Abela brushes off news stories about his €17,000 retainer and business dealings with an alleged criminal

Robert Abela said new media reports on him and his law firm are political spin from “the Nationalist Party and its allies”. 

During a political activity on Sunday, Abela claimed that the Opposition and its ‘sympathisers’ were trying to invent stories against him and the Labour Party.  

“They plant doubt and twist the truth. They don’t mind lying, so much so that they print these lies on billboards,” Abela said. 

He briefly alluded to the news story on a €17,000 per month retainer handed by government to Abela’s law firm, but made no reference to a Times of Malta story published Sunday on his connections to alleged criminal Christian Borg.  

“I responded to these allegations, and I will continue to do so. I even gave information on my own initiative for the sake of transparency,” Abela said. 

At the same event, Abela lambasted Bernard Grech for being inconsistent as party leader. “He keeps trying to please everyone – this is the worst thing you can do in politics.” 

Abela mentioned recent reforms on cannabis legislation and pointed out that the Opposition leader had threatened to change the law if elected into government. 

“Yet a few days before the parliamentary debate, the PN said we stole their proposals,” Abela remarked.  

The Prime Minister went on to defend wholeheartedly Malta's citizenship-by-investment scheme, adding that Bernard Grech has conflicting opinions on this issue too.  

“Sometimes he says that he will keep the scheme, other times he says he won’t. There’s only reason why he does this – he's never sure whether those pulling the strings in the PN will get angry at him.” 

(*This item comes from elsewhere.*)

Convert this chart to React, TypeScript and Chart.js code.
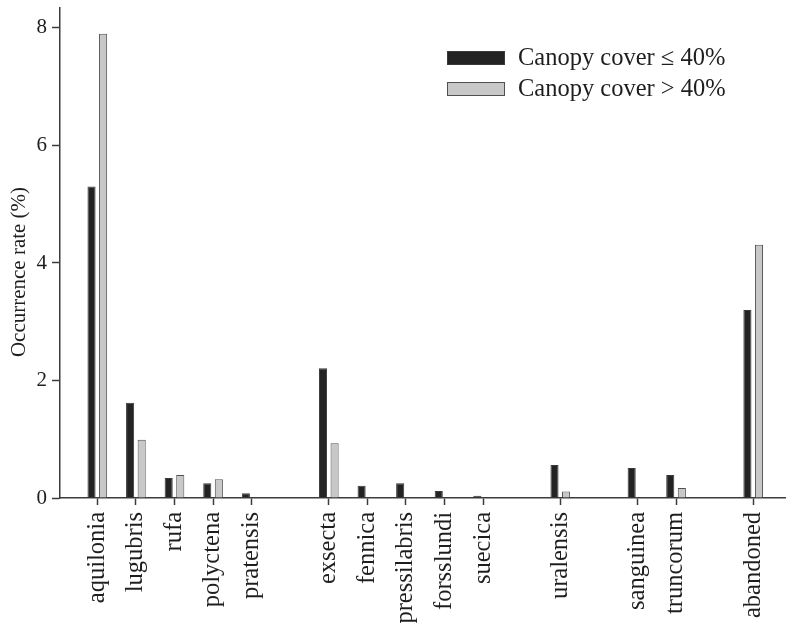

“This is a scheme that put millions, even hundreds of millions, in Maltese coffers to be used for culture, sports, health, and the pandemic. Yet even here, the Opposition is two minds on the issue depending who he’s talking with.” 

Abela added that he had invited Bernard Grech to discuss the appointment of a new regulator for the scheme, as is procedure when the person’s tenure comes to a close. 

“He responded back saying he didn’t want to participate in the appointment. He wrote this, on black and white, and said that this scheme does harm to our country.”